Like most people, I was dismayed to see the damage from the recent wildfires that levelled parts of Los Angeles. It was especially poignant as I suspected that I might know people whose houses (and lives) might have been in danger. It turns out that one of those people was Zapata Espinoza who edited Mountain Bike Action Magazine, and later Mountain Bike Magazine, for many years spanning the ‘Golden Age’ of mountain biking in the late 1980s, 1990s and into the turn of the century.
‘Zap’ was as embedded in the scene as you could have been back then. He reported on early races in the USA, then charted mountain biking’s spread into Europe and the racing battles that took place when the technical bike handlers of the US met the all-out speed of the Europeans. All the while, he shot photos (on print and slide film, back then) and documented the technical innovations that were emerging, like index shifting and rudimentary suspension, interviewing the likes of Gary Fisher, Paul Turner and Keith Bontrager.
Far from being an impartial observer, he was a fan as well, with his photos showing friendships with many of those early names: Ned, Tomac, Joe Murray. He had an impressive collection of early memorabilia too, including Olympian Paola Pezzo’s infamous gold lamé skinsuit, classic mountain bike frames and signed photos from the likes of John Tomac saying “Zap, you molded me like a ball of clay – Johnny T”.
And now, all of that is gone. His house went up in flames, taking with it decades of magazine back issues, every mountain bike he owned and, devastatingly, his entire archive of photos from those early days of mountain biking: “…binders and binders of slides.” Gone.
Modern mountain biking is still relatively young as a sport: it only got its first World Championships in 1990 and Olympic recognition in 1996. Those innocent early days also saw the introduction of the digital revolution in magazine production and, later on, the slow move from film cameras to digital. However, much of the reporting of those ‘classic’ years was shot on film cameras, with the negatives posted to the editorial office with stories written on electric typewriters or early black and white Macintosh computers. The final magazine layouts were then set onto film separates and posted to the printers. There was no speedy way of transferring photos and files – hell, even our early issues of Singletrack had to be burned onto a DVD(!) and posted (or in several cases, driven through the night) to get to the printers on time.

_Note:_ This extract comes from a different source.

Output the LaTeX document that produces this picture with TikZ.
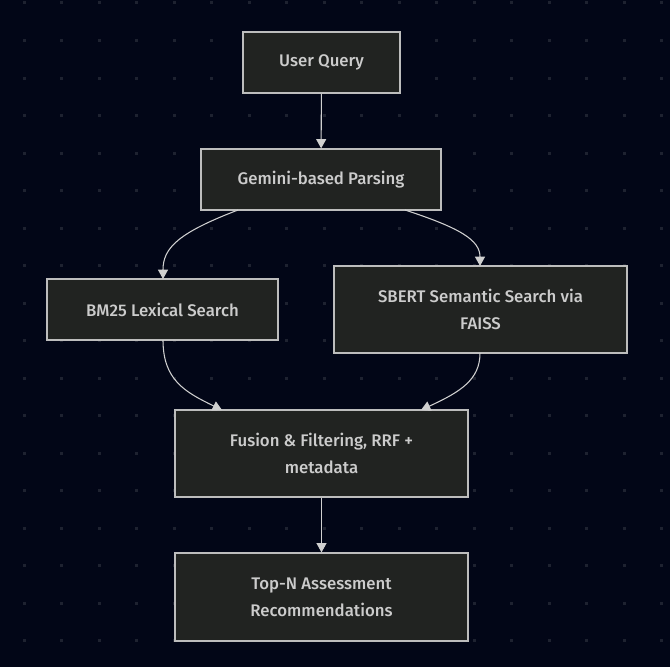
\documentclass[tikz,border=0pt]{standalone}
\usepackage{fontspec}
\setmainfont{Fira Sans}[UprightFont={* Medium}]
\usetikzlibrary{arrows.meta}
\definecolor{bgc}{HTML}{020617}
\definecolor{dotc}{HTML}{1E2230}
\definecolor{nodefill}{HTML}{212321}
\definecolor{nodeline}{HTML}{BDBDBD}
\definecolor{txt}{HTML}{CCCCCC}
\definecolor{edgec}{HTML}{D0D0D0}
\begin{document}
\begin{tikzpicture}[x=0.75pt,y=-0.75pt,
  box/.style={draw=nodeline,fill=nodefill,line width=0.9pt,text=txt,font=\fontsize{12.6}{20.3}\selectfont,align=center,inner sep=0pt,anchor=center},
  conn/.style={draw=edgec,line width=0.8pt,-{Triangle[width=7.5pt,length=7pt]}}]
\fill[bgc] (0,0) rectangle (670,667);
\useasboundingbox (0,0) rectangle (670,667);
\foreach \i in {0,...,17}{\foreach \j in {0,...,17}{
  \fill[dotc] ({24+37.5*\i-1.5},{3+37.5*\j-1.5}) rectangle ++(3,3);}}
\node[box,minimum width=157*0.75pt,minimum height=61*0.75pt] (uq) at (321.5,62.5) {User Query};
\node[box,minimum width=240*0.75pt,minimum height=61*0.75pt] (gp) at (321,179.5) {Gemini-based Parsing};
\node[box,minimum width=231*0.75pt,minimum height=61*0.75pt] (bm) at (162.5,309.5) {BM25 Lexical Search};
\node[box,minimum width=293*0.75pt,minimum height=87*0.75pt] (sb) at (480.5,309.5) {SBERT Semantic Search via\\FAISS};
\node[box,minimum width=293*0.75pt,minimum height=87*0.75pt] (fu) at (321.5,453.5) {Fusion \& Filtering, RRF +\\metadata};
\node[box,minimum width=293*0.75pt,minimum height=88*0.75pt] (tn) at (321.5,597) {Top-N Assessment\\Recommendations};
\coordinate (gpl) at (238,210);
\coordinate (gpr) at (405,210);
\coordinate (bmt) at (163,279);
\coordinate (sbt) at (480,266);
\coordinate (bmb) at (163,340);
\coordinate (sbb) at (480,353);
\coordinate (ful) at (222,410);
\coordinate (fur) at (421,410);
\draw[conn] (uq) -- (gp);
\draw[conn] (gpl) .. controls (178,233) and (163,248) .. (bmt);
\draw[conn] (gpr) .. controls (460,228) and (480,240) .. (sbt);
\draw[conn] (bmb) .. controls (163,380) and (185,392) .. (ful);
\draw[conn] (sbb) .. controls (480,380) and (460,392) .. (fur);
\draw[conn] (fu) -- (tn);
\end{tikzpicture}
\end{document}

By its nature, such a globally small sport had very few record-keepers. After all, for most of us, it was just a fun hobby we did at the weekend, so why should we document everything? Many of those early days simply weren’t documented, except for the odd Instamatic snap down the woods, or a story in a photocopied Bad News zine. In many cases, those early mountain bike magazine stories were the only report about a particular event that there was – and ever will be. This is why I’m so gutted for Zap, as those moments simply won’t happen again and every shot of transparency film was probably the one bit of evidence there’ll ever be of a particular scene.
And for every person who suggests that there’s bound to be a backup, I’ll point to an equal number of photographers who’ve never found the time, or the reason, to spend weeks at a scanner, digitalising every shot they’ve ever taken (and transferring those digital records to two, secure, off-site facilities…) purely for the sake of posterity.
It’s difficult to imagine, in this age where everyone shoots everything on their phones, that the necessary skills and expense of analogue photography in the ’80s and ’90s limited the number of people who could, or would, shoot photos and make notes and our history remains with them.
And so, I imagine, the (remaining) precious history of the early days of our sport, for the most part, is sitting in cardboard boxes under the stairs, or stacked in old magazines on shelves, or in the pile to be recycled next.